It’s eugenics on steroids, a friend observed, though actually, it’s eugenics on Lupron and other hormones. Today, the word “eugenics” rightly summons Hitler, and in this country, forced sterilizations. It also calls to mind what Ruth Bader Ginsburg referred to several years ago as the expectation, at the time Roe v. Wade became law, that abortion would curb “growth in populations that we don’t want to have too many of.”
But at the turn of the last century, the idea of keeping “mental defectives” — and often, one qualified for this designation simply by being black and/or poor — out of the gene pool was as widely accepted as the rationalization for our march into Iraq was a decade ago. “More children from the fit, less from the unfit,” said the early feminist Margaret Sanger. “That is the chief issue of birth control.”

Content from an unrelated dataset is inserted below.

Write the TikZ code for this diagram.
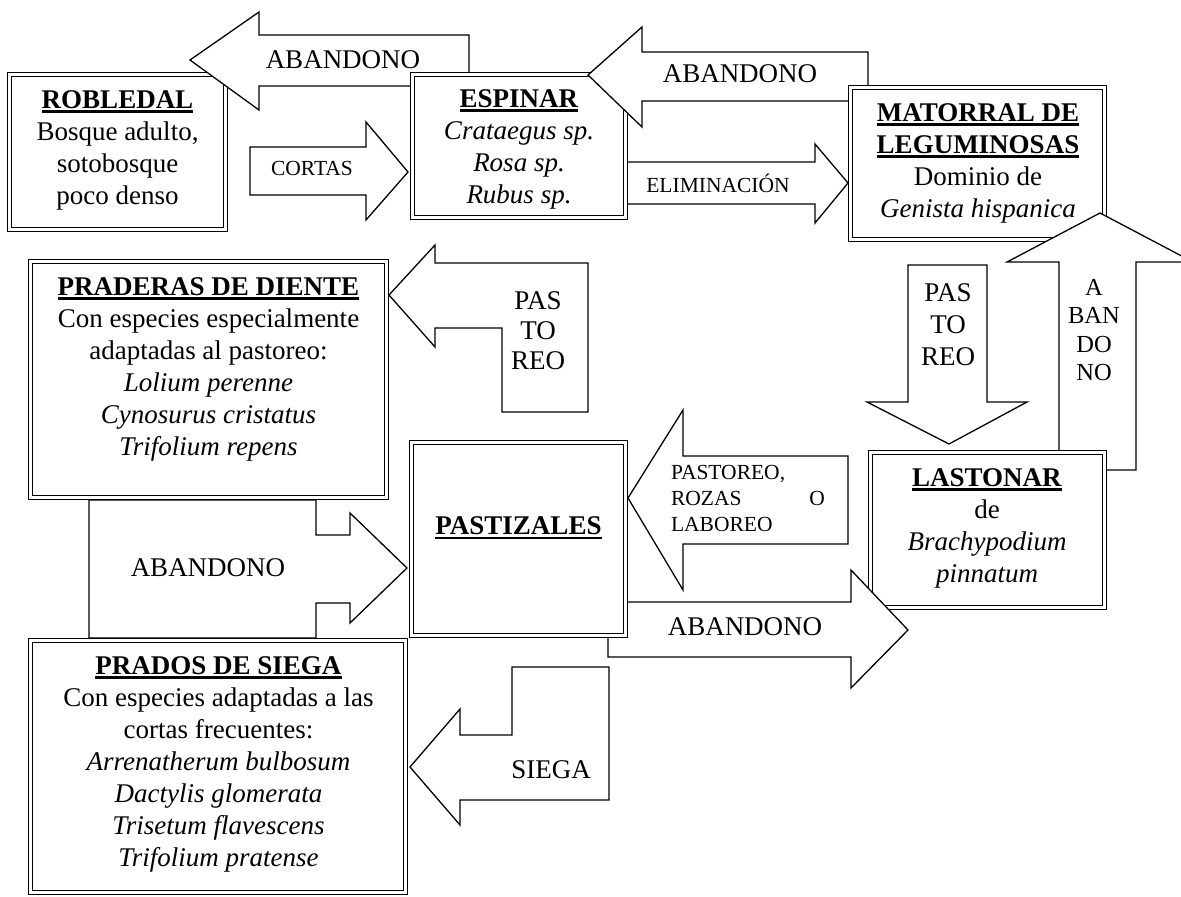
\documentclass[tikz,border=0pt]{standalone}
\usepackage{fontspec}
\setmainfont{Liberation Serif}
\newsavebox\ulbox
\newcommand\myul[1]{\sbox\ulbox{#1}\rlap{\rule[-4.5pt]{\wd\ulbox}{2.6pt}}\usebox\ulbox}
\newcommand\ttl[1]{\myul{\textbf{#1}}}
\begin{document}
\begin{tikzpicture}[x=1pt,y=-1pt,
  box/.style={draw, double, double distance=3pt, line width=1.2pt, fill=white, inner sep=0pt, outer sep=0pt},
  blk/.style={draw, line width=1.3pt, fill=white, line join=miter},
  bigtxt/.style={font=\fontsize{27}{32}\selectfont, align=center, inner sep=0pt},
  smalltxt/.style={font=\fontsize{21.5}{26}\selectfont, align=left, inner sep=0pt},
  vtxt/.style={font=\fontsize{24.5}{28.5}\selectfont, align=center, inner sep=0pt}]
\useasboundingbox[fill=white] (0,0) rectangle (1181,897);

% ROBLEDAL
\node[box, minimum width=215.6pt, minimum height=154.6pt] (robledal) at (117.5,152) {};
\node[bigtxt] (robledal-t) at (117.5,150) {\ttl{ROBLEDAL}\\Bosque adulto,\\sotobosque\\poco denso};

% ABANDONO top-left
\draw[blk] (190,60) -- (259,12) -- (259,35) -- (469,35) -- (469,86) -- (259,86) -- (259,110) -- cycle;
\node[bigtxt] (ab1) at (343,60) {ABANDONO};

% CORTAS
\draw[blk] (250,147) -- (366,147) -- (366,122) -- (408,172) -- (366,220) -- (366,195) -- (250,195) -- cycle;
\node[smalltxt] (cortas) at (312,168) {CORTAS};

% ELIMINACION
\draw[blk] (626,162) -- (815,162) -- (815,144) -- (848,183) -- (815,223) -- (815,204) -- (626,204) -- cycle;
\node[smalltxt] (elim) at (718,183) {ELIMINACIÓN};

% ESPINAR
\node[box, minimum width=212.6pt, minimum height=142.6pt] (espinar) at (519,146) {};
\node[bigtxt] (espinar-t) at (519,149) {\ttl{ESPINAR}\\\textit{Crataegus sp.}\\\textit{Rosa sp.}\\\textit{Rubus sp.}};

% ABANDONO top-right
\draw[blk] (588,75) -- (642,27) -- (642,52) -- (868,52) -- (868,101) -- (642,101) -- (642,127) -- cycle;
\node[bigtxt] (ab2) at (740,74) {ABANDONO};

% MATORRAL
\node[box, minimum width=253.6pt, minimum height=151.6pt] (matorral) at (977.5,163.5) {};
\node[bigtxt] (matorral-t) at (978,163) {\ttl{MATORRAL DE}\\\ttl{LEGUMINOSAS}\\Dominio de\\\textit{Genista hispanica}};

% ABANDONO up arrow
\draw[blk] (1059,470) -- (1059,262) -- (1007,262) -- (1100,213) -- (1193,262) -- (1136,262) -- (1136,470) -- cycle;
\node[vtxt] (ab3) at (1094,330) {A\\BAN\\DO\\NO};

% PASTOREO down arrow
\draw[blk] (908,265) -- (987,265) -- (987,402) -- (1027,402) -- (949,444) -- (867,402) -- (908,402) -- cycle;
\node[bigtxt] (past1) at (948,325) {PAS\\TO\\REO};

% LASTONAR
\node[box, minimum width=233.6pt, minimum height=154.6pt] (lastonar) at (987.5,530) {};
\node[bigtxt] (lastonar-t) at (987,528) {\ttl{LASTONAR}\\de\\\textit{Brachypodium}\\\textit{pinnatum}};

% ABANDONO bottom arrow
\draw[blk] (608,602) -- (851,602) -- (851,570) -- (908,630) -- (851,688) -- (851,657) -- (608,657) -- cycle;
\node[bigtxt] (ab4) at (745,627) {ABANDONO};

% PASTIZALES
\node[box, minimum width=213.6pt, minimum height=192.6pt] (pastizales) at (518.5,539) {};
\node[bigtxt] (pastizales-t) at (518.5,528) {\ttl{PASTIZALES}};

% PASTOREO, ROZAS O LABOREO
\draw[blk] (628,498) -- (683,410) -- (683,456) -- (848,456) -- (848,544) -- (683,544) -- (683,590) -- cycle;
\node[smalltxt] (rozas) at (748,498) {PASTOREO,\\\makebox[154pt][s]{ROZAS\hfill O}\\LABOREO};

% ABANDONO middle-left
\draw[blk] (89,500) -- (316,500) -- (316,535) -- (350,535) -- (350,513) -- (407,568) -- (350,623) -- (350,603) -- (316,603) -- (316,638) -- (89,638) -- cycle;
\node[bigtxt] (ab5) at (208,568) {ABANDONO};

% PRADERAS
\node[box, minimum width=355.6pt, minimum height=235.6pt] (praderas) at (208.5,379.5) {};
\node[bigtxt] (praderas-t) at (208.5,369) {\ttl{PRADERAS DE DIENTE}\\Con especies especialmente\\adaptadas al pastoreo:\\\textit{Lolium perenne}\\\textit{Cynosurus cristatus}\\\textit{Trifolium repens}};

% PRADOS
\node[box, minimum width=374.6pt, minimum height=251.6pt] (prados) at (218,766.5) {};
\node[bigtxt] (prados-t) at (218.5,764) {\ttl{PRADOS DE SIEGA}\\Con especies adaptadas a las\\cortas frecuentes:\\\textit{Arrenatherum bulbosum}\\\textit{Dactylis glomerata}\\\textit{Trisetum flavescens}\\\textit{Trifolium pratense}};

% PASTOREO L-arrow
\draw[blk] (389,295) -- (435,245) -- (435,263) -- (588,263) -- (588,412) -- (502,412) -- (502,328) -- (435,328) -- (435,347) -- cycle;
\node[bigtxt, font=\fontsize{27}{30}\selectfont] (past2) at (538,331) {PAS\\TO\\REO};

% SIEGA
\draw[blk] (410,767) -- (460,709) -- (460,735) -- (512,735) -- (512,667) -- (609,667) -- (609,800) -- (460,800) -- (460,825) -- cycle;
\node[bigtxt] (siega) at (551,770) {SIEGA};
\end{tikzpicture}
\end{document}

In “The Case against Perfection: Ethics in the Age of Genetic Engineering,” the moral philosopher Michael J. Sandel wrote that champions of “the new eugenics” see it as not only ethically superior to the bad old days of forced sterilizations — this time, it’s optional — but perhaps even morally required.
I certainly have friends who see it that way: Wouldn’t we be negligent, one of them reasoned, not to lay the best possible foundation for the health, intelligence, and blue-eyed enjoyment of our children? Sandel says no: “To appreciate children as gifts,” he writes, “is to accept them as they come, not as objects of our design, or products of our will, or instruments of our ambition.”

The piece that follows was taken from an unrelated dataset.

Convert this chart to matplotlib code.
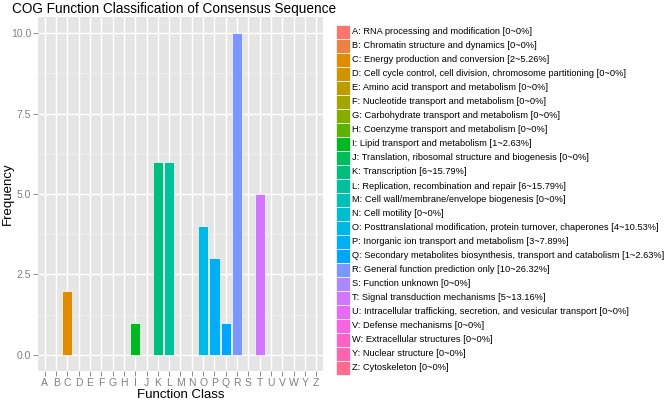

The ads I find so creepy have run for years in student newspapers at the country’s top schools. “We are an Ivy League couple,” said another recent one in the Crimson, “seeking the help of a special woman who is a healthy, Caucasian, with highest percentile ACT/SAT scores” — very democratic, that ACT option — “tall, slender, dark to light blonde hair, blue eyes, and under the age of 28.” But isn’t the barely unstated subtext that anything other than that would be a crashing disappointment?
For the ‘donor,’ the going rate seems to be 20k, plus “all expenses paid,” and all women have to do to cash in is get so pumped up on hormones that they produce not one egg but many, and are chemically thrown into reproductive sync with the surrogate.
But I hope these super smart young altruists who want to help an infertile couple while also scoring enough money to (almost) pay for a semester’s tuition know the risks, which according to the Our Bodies, Ourselves Health Resource Center have too long been under-played. Lupron, the drug used to shut down the ovaries before they’re revved up again with other drugs, has been reported to cause everything from hair loss to amnesia and bone pain, and is not even approved for this use.
The drugs used to jump-start the ovaries again can cause Ovarian Hyperstimulation Syndrome, which is always serious and in rare cases can cause strokes and even death; the literature says this happens in a small number of cases — between .5 and 5 percent — though on the high side of that range, one in 20 is not small at all.
Cancer risks are also among the longer-term effects suggested in some, though not all studies. But even the low doses of hormones used in estrogen replacement therapy have been linked to an increased cancer risk, so I won’t drop my spoon in surprise if further research makes the danger clear.
Jennifer Lahl, who’s spent the last three years traveling from college to college showing her documentary film “Eggsploitation” — interviews with women who did have serious complications as a result of egg donation — says she often feels like a latter-day opponent of Big Tobacco, outmatched by an lobby that’s “strong, wealthy and powerful.”
What she wants is what Big Tobacco finally had to provide: A warning label. A major survey of egg donors in 2008 found that one in five was unaware of any health risks, though with cash on the table, it’s easy to understand how the small print might have been overlooked. Can you even have informed consent with money at stake?
I put that question to a friend who used an egg donor several years ago — with a highly adorable result — and she sighed and said the class-based aspects of the transaction definitely bothered her and her husband. “The people who do it do have a consumer attitude about it.”
At the “posh” clinic they used, she said, the doctor was taken aback that they only had two requirements: that the donor be healthy, and college educated. The doctor told her that couples typically have a long list of requirements, specifying, for example, that they want a donor who skis or does fencing, and is multilingual.
Of health risks to the donor, though, not a word was spoken, my friend said, either in or outside the clinic: “In hindsight, I’m a little embarrassed at how little I felt about the donor. It is apparently more emotionally taxing than I realized, and not a walk in the park medically.”
What technology has made possible, we will do, but the lack of regulation is frightening, and the least we can ask is that the risks be spelled out, perhaps especially for the non-blue-eyed, non-Ivy women who “donate” eggs for stem-cell research for a lesser fee.
When I told my friend who used a donor that I didn’t know what to conclude beyond that, she laughed and said hey, join the party: “I don’t know, either,” she said, beyond that she loves her child.